Greenvissage Explains: Why is EU’s Carbon Border Tax a concern for India?
As the European Union (EU) gears up to implement the Carbon Border Tax (CBAM) from January 1, 2026, concerns are mounting in India about the potential ramifications on its exports. The CBAM, part of the “Fit for 55 in 2030 package,” seeks to price carbon emissions associated with the production of specific imported goods. This move aligns with the EU’s ambitious plan to reduce greenhouse gas emissions by at least 55% by 2030. However, experts warn that this tax could significantly impact India’s exports, particularly in sectors such as steel and aluminium, which constitute a substantial portion of trade with the EU.
The CBAM may elevate the costs and diminish the competitiveness of Indian exports, with projections suggesting a 20-35% tax on select imports into the EU from January 1, 2026. Sectors like steel and aluminium, accounting for a substantial share of India’s trade with the EU, are expected to bear the brunt of this tax. The CBAM also introduces significant compliance challenges, necessitating Indian producers and importers to navigate complex administrative and technical processes. Monitoring, calculating, reporting, and verifying emissions according to EU standards present a substantial burden, especially for smaller firms. Further, CBAM is viewed as a non-tariff barrier that contradicts zero-duty Free Trade Agreements (FTAs). This potential clash could pose challenges for India’s exports, as it raises questions about the compatibility of the CBAM with existing trade agreements. Meanwhile, the imposition of a carbon tax on imports, based on documented carbon emissions, contradicts the EU and developed nations’ commitment to supporting the green transition in other countries. This could result in a flow of funds away from the intended direction, undermining global efforts toward sustainability.

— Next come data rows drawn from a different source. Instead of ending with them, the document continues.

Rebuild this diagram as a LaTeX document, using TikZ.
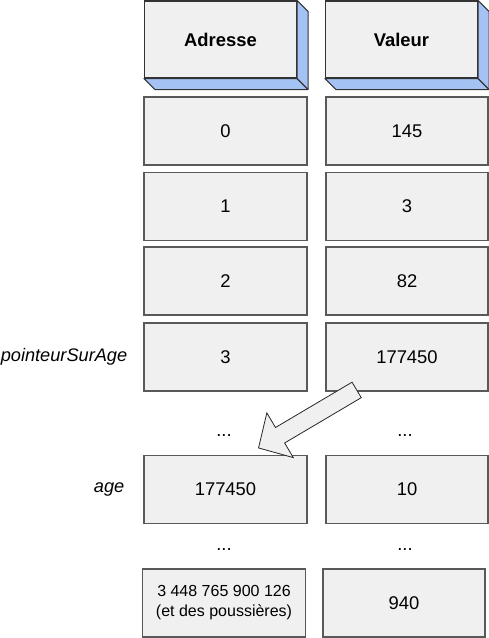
\documentclass[tikz,border=0pt]{standalone}
\usepackage{fontspec}
\setmainfont{Liberation Sans}
\usetikzlibrary{calc}
\definecolor{fondcase}{HTML}{F0F0F0}
\definecolor{bordcase}{HTML}{595959}
\definecolor{profondeur}{HTML}{A4C2F4}
\begin{document}
\begin{tikzpicture}[x=1pt,y=-1pt,
  case/.style={draw=bordcase, line width=1.1pt, fill=fondcase, minimum width=163pt,
    minimum height=68pt, inner sep=0pt, font=\fontsize{18.4}{21}\selectfont},
  entete/.style={case, draw=black!80, minimum width=152pt, minimum height=77pt,
    font=\fontsize{18.4}{21}\selectfont\bfseries},
  relief/.style={draw=black!80, line width=1.1pt, fill=profondeur, line join=round},
  etiquette/.style={inner sep=0pt, font=\fontsize{18.2}{21}\selectfont\itshape},
  points/.style={font=\fontsize{18.4}{21}\selectfont},
  fleche/.style={draw=black!85, line width=0.8pt, fill=fondcase}]
\useasboundingbox (0,0) rectangle (489,638);
% En-tetes en relief
\node[entete] (hdrAdr) at (220.5,39.5) {Adresse};
\node[entete] (hdrVal) at (401.5,39.5) {Valeur};
\foreach \n in {hdrAdr,hdrVal} {
  \draw[relief] (\n.north east) -- ++(11,11) -- ($(\n.south east)+(11,11)$)
    -- ($(\n.south west)+(11,11)$) -- (\n.south west) -- (\n.south east) -- cycle;
  \draw[relief] (\n.south east) -- ++(11,11);
}
% Cases memoire
\foreach \y/\a/\v [count=\i] in {131/0/145, 206.5/1/3, 281/2/82, 357/3/177450, 489.5/177450/10} {
  \node[case] (adr\i) at (225.5,\y) {\a};
  \node[case, minimum width=162pt] (val\i) at (407,\y) {\v};
}
\node[case, font=\fontsize{16}{20}\selectfont, align=center] (adr6) at (224,603)
  {3 448 765 900 126\\(et des poussières)};
\node[case, minimum width=162pt] (val6) at (404,603) {940};
% Noms des variables
\node[etiquette, anchor=east] (nomPointeur) at ($(adr4.west)+(-16,0)$) {pointeurSurAge};
\node[etiquette, anchor=east] (nomAge) at ($(adr5.west)+(-19,0)$) {age};
% Points de suspension
\node[points] (suiteAdr1) at (224,436) {...};
\node[points] (suiteVal1) at (405,436) {...};
\node[points] (suiteAdr2) at (224,550) {...};
\node[points] (suiteVal2) at (405,550) {...};
% Fleche du pointeur
\coordinate (pointe) at ($(adr5.north east)+(-49,-7)$);
\begin{scope}[shift={(pointe)}, rotate=30.6]
  \draw[fleche] (0,0) -- (25,26) -- (25,9) -- (114,9) -- (114,-9) -- (25,-9) -- (25,-26) -- cycle;
\end{scope}
\end{tikzpicture}
\end{document}
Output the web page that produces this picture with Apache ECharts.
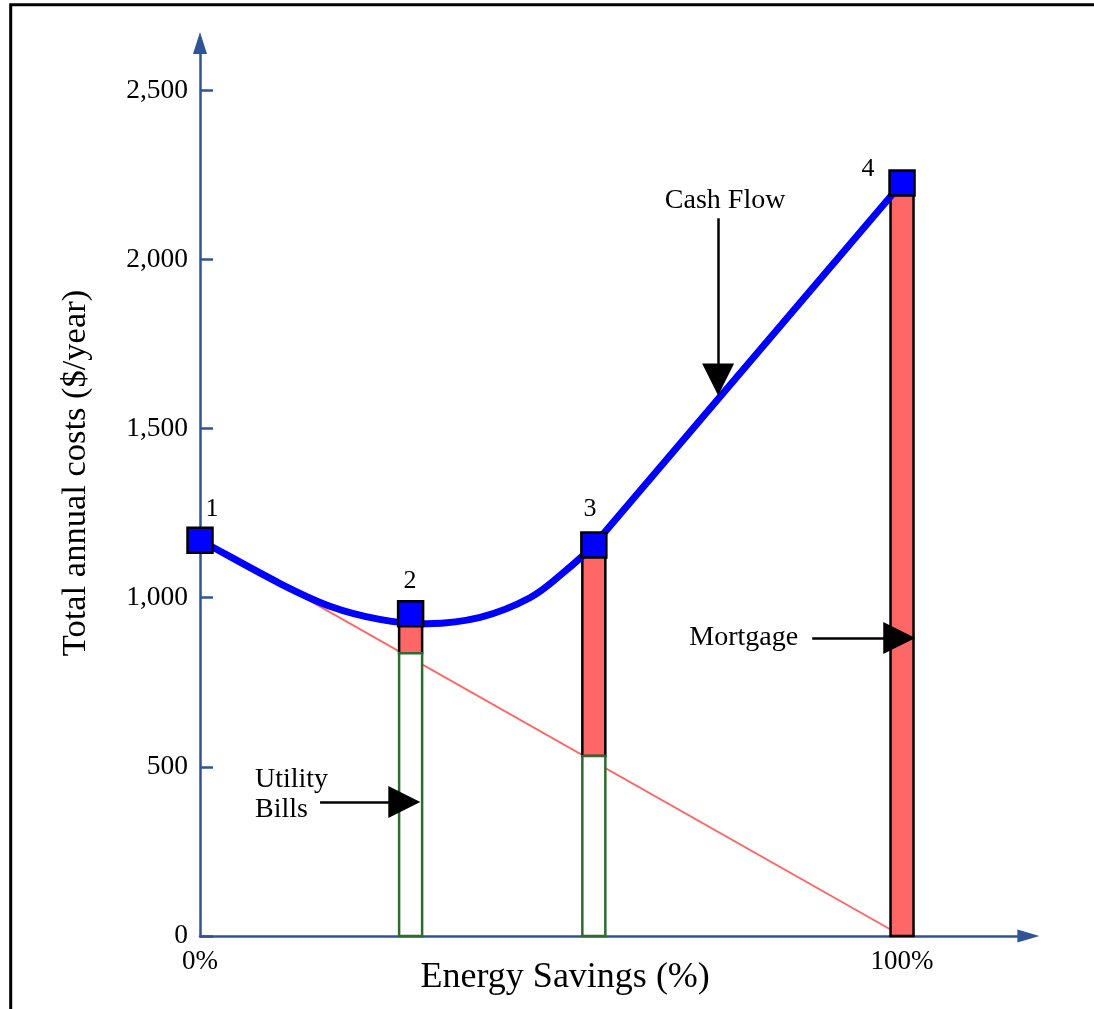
<!DOCTYPE html>
<html><head><meta charset="utf-8">
<script src="https://cdn.jsdelivr.net/npm/echarts@6/dist/echarts.min.js"></script>
<style>html,body{margin:0;padding:0;background:#fff}#c{width:1094px;height:1009px}</style>
</head><body><div id="c"></div>
<script>
// ---- data ----
const yTicks = [0, 500, 1000, 1500, 2000, 2500];
const xTicks = [0, 100];
const pointPct = [0, 30, 56.1, 100];
const pointLabels = ['1', '2', '3', '4'];
const pointCost = [1170, 953, 1156, 2226];
const barPct = [30, 56.1, 100];
const utilityBars = [836, 532, 0];
const mortgageBars = [117, 624, 2226];
const utilityLinePct = [0, 100];
const utilityLineCost = [1175, 0];
const curvePct = [0, 11.4, 18.5, 25.6, 32.3, 39.9, 47.0, 51.8, 56.1];
const curveCost = [1170, 1042, 975, 936, 923, 942, 1000, 1075, 1156];
const annoText = ['Cash Flow', 'Mortgage', 'Utility\nBills'];
const annoPos = [[74.8, 2174], [85.2, 881], [7.83, 417]];
const annoAlign = ['center', 'right', 'left'];
const arrowFrom = [[73.8, 2122], [87.2, 881], [17.1, 396]];
const arrowTo = [[73.8, 1645], [99.6, 881], [29.1, 396]];
const numberLabelPos = [[1.71, 1262], [29.91, 1049], [55.56, 1262], [95.16, 2266]];

const FONT = 'Liberation Serif';
const AXIS = '#2F5597';
const zip = (a, b) => a.map((v, i) => [v, b[i]]);

// smooth curve through the data points (Catmull-Rom -> cubic Bezier), in pixel space from api.coord
function smoothPath(api) {
  const pts = curvePct.map((p, i) => api.coord([p, curveCost[i]]));
  const n = pts.length;
  const first = [2 * pts[0][0] - pts[1][0], 2 * pts[0][1] - pts[1][1]];
  const end = api.coord([pointPct[3], pointCost[3]]);
  const last = pts[n - 1], prev = pts[n - 2];
  const seg = Math.hypot(last[0] - prev[0], last[1] - prev[1]);
  const dx = end[0] - last[0], dy = end[1] - last[1], dl = Math.hypot(dx, dy);
  const after = [last[0] + dx / dl * seg, last[1] + dy / dl * seg];
  const ext = [first].concat(pts, [after]);
  let d = 'M' + pts[0][0] + ' ' + pts[0][1];
  for (let i = 1; i < ext.length - 2; i++) {
    const p0 = ext[i - 1], p1 = ext[i], p2 = ext[i + 1], p3 = ext[i + 2];
    const c1 = [p1[0] + (p2[0] - p0[0]) / 6, p1[1] + (p2[1] - p0[1]) / 6];
    const c2 = [p2[0] - (p3[0] - p1[0]) / 6, p2[1] - (p3[1] - p1[1]) / 6];
    d += ' C' + c1[0] + ' ' + c1[1] + ' ' + c2[0] + ' ' + c2[1] + ' ' + p2[0] + ' ' + p2[1];
  }
  return d;
}

const chart = echarts.init(document.getElementById('c'), null, {renderer: 'canvas'});
chart.setOption({
  animation: false,
  backgroundColor: '#fff',
  textStyle: {fontFamily: FONT},
  grid: {left: 200, right: 65.6, top: 43, bottom: 73, containLabel: false, outerBoundsMode: 'none'},
  xAxis: {
    type: 'value', min: 0, max: 118,
    name: 'Energy Savings (%)', nameLocation: 'middle', nameGap: 24, nameMoveOverlap: false,
    nameTextStyle: {fontFamily: FONT, fontSize: 36, color: '#000', padding: [0, 98, 0, 0]},
    axisLine: {show: true, lineStyle: {color: AXIS, width: 2.5}, symbol: ['none', 'triangle'], symbolSize: [13, 22]},
    axisTick: {show: false},
    splitLine: {show: false},
    axisLabel: {customValues: xTicks, formatter: v => v + '%', fontFamily: FONT, fontSize: 27, color: '#000', margin: 12}
  },
  yAxis: {
    type: 'value', min: 0, max: 2640,
    name: 'Total annual costs ($/year)', nameLocation: 'middle', nameGap: 107, nameMoveOverlap: false,
    nameTextStyle: {fontFamily: FONT, fontSize: 34.5, color: '#000', padding: [0, 0, 0, 33]},
    axisLine: {show: true, lineStyle: {color: AXIS, width: 2.5}, symbol: ['none', 'triangle'], symbolSize: [14, 22]},
    axisTick: {show: true, inside: true, length: 13, customValues: yTicks, lineStyle: {color: AXIS, width: 2.5}},
    splitLine: {show: false},
    axisLabel: {customValues: yTicks, formatter: v => v.toLocaleString('en-US'), fontFamily: FONT, fontSize: 27.5, color: '#000', margin: 12}
  },
  graphic: [{
    type: 'rect', z: -10, silent: true,
    shape: {x: 10.7, y: 4.7, width: 2000, height: 2000},
    style: {fill: 'none', stroke: '#000', lineWidth: 3}
  }],
  series: [
    {
      name: 'Utility line', type: 'line', z: 1, symbol: 'none', silent: true,
      data: zip(utilityLinePct, utilityLineCost),
      lineStyle: {color: '#FF6666', width: 2}
    },
    {
      name: 'Bars', type: 'custom', z: 2, silent: true,
      data: barPct.map((p, i) => [p, utilityBars[i], mortgageBars[i]]),
      encode: {x: 0, y: 1},
      renderItem: (params, api) => {
        const x = api.value(0), u = api.value(1), m = api.value(2);
        const p0 = api.coord([x, 0]), p1 = api.coord([x, u]), p2 = api.coord([x, u + m]);
        const w = 23;
        const children = [{
          type: 'rect',
          shape: {x: p0[0] - w / 2, y: p2[1], width: w, height: p1[1] - p2[1]},
          style: {fill: '#FF6666', stroke: '#000', lineWidth: 2.5}
        }];
        if (u > 0) children.push({
          type: 'rect',
          shape: {x: p0[0] - w / 2, y: p1[1], width: w, height: p0[1] - p1[1]},
          style: {fill: '#fff', stroke: '#2E6B30', lineWidth: 2.5}
        });
        return {type: 'group', children};
      }
    },
    {
      name: 'Cash Flow curve', type: 'custom', z: 3, silent: true,
      data: zip(curvePct, curveCost),
      encode: {x: 0, y: 1},
      renderItem: (params, api) => {
        if (params.dataIndex !== 0) return null;
        return {
          type: 'path',
          shape: {pathData: smoothPath(api)},
          style: {fill: 'none', stroke: '#0000FF', lineWidth: 7, lineCap: 'round'}
        };
      }
    },
    {
      name: 'Cash Flow line', type: 'line', z: 3, symbol: 'none', silent: true,
      data: [[pointPct[2], pointCost[2]], [pointPct[3], pointCost[3]]],
      lineStyle: {color: '#0000FF', width: 7, cap: 'round'}
    },
    {
      name: 'Points', type: 'scatter', z: 5, symbol: 'rect', symbolSize: 25,
      data: zip(pointPct, pointCost),
      itemStyle: {color: '#0000FF', borderColor: '#000', borderWidth: 2.5, opacity: 1}
    },
    {
      name: 'Point numbers', type: 'scatter', z: 6, symbolSize: 0, silent: true,
      itemStyle: {opacity: 1},
      data: numberLabelPos.map((p, i) => ({value: p, name: pointLabels[i]})),
      label: {show: true, position: 'inside', formatter: '{b}', fontFamily: FONT, fontSize: 26, color: '#000', opacity: 1}
    },
    {
      name: 'Annotations', type: 'scatter', z: 6, symbolSize: 0, silent: true,
      itemStyle: {opacity: 1},
      data: annoPos.map((p, i) => ({value: p, name: annoText[i],
        label: {align: annoAlign[i]}})),
      label: {show: true, position: 'inside', formatter: '{b}', fontFamily: FONT, fontSize: 28,
        lineHeight: 30, color: '#000', opacity: 1, verticalAlign: 'middle'}
    },
    {
      name: 'Arrows', type: 'lines', coordinateSystem: 'cartesian2d', z: 6, silent: true,
      symbol: ['none', 'triangle'], symbolSize: [20, 32],
      data: arrowFrom.map((f, i) => ({coords: [f, arrowTo[i]]})),
      lineStyle: {color: '#000', width: 2.5, opacity: 1}
    }
  ]
});
</script>
</body></html>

India is urged to take a stand against the CBAM in international forums, emphasizing that such mechanisms undermine the principle of ‘common but differentiated responsibility.’ This principle acknowledges the varying capacities and responsibilities of developed and developing nations in addressing global challenges. India is also considering the possibility of implementing a similar tax on its exports to the EU. While this approach could potentially balance the tax burden for producers, the challenge lies in whether the EU would accept such a move and if it could be implemented without raising legal questions domestically and internationally. To reduce dependence on the EU market, India is encouraged to explore new opportunities in regions like Asia, Africa, and Latin America. Diversifying export markets strategically can help mitigate vulnerability to the impacts of CBAM and other economic changes. Meanwhile, India also has an opportunity to make its production processes greener and more sustainable. By incentivizing cleaner production, the country can not only remain competitive in a more carbon-conscious future but also contribute to international efforts toward a greener global economy.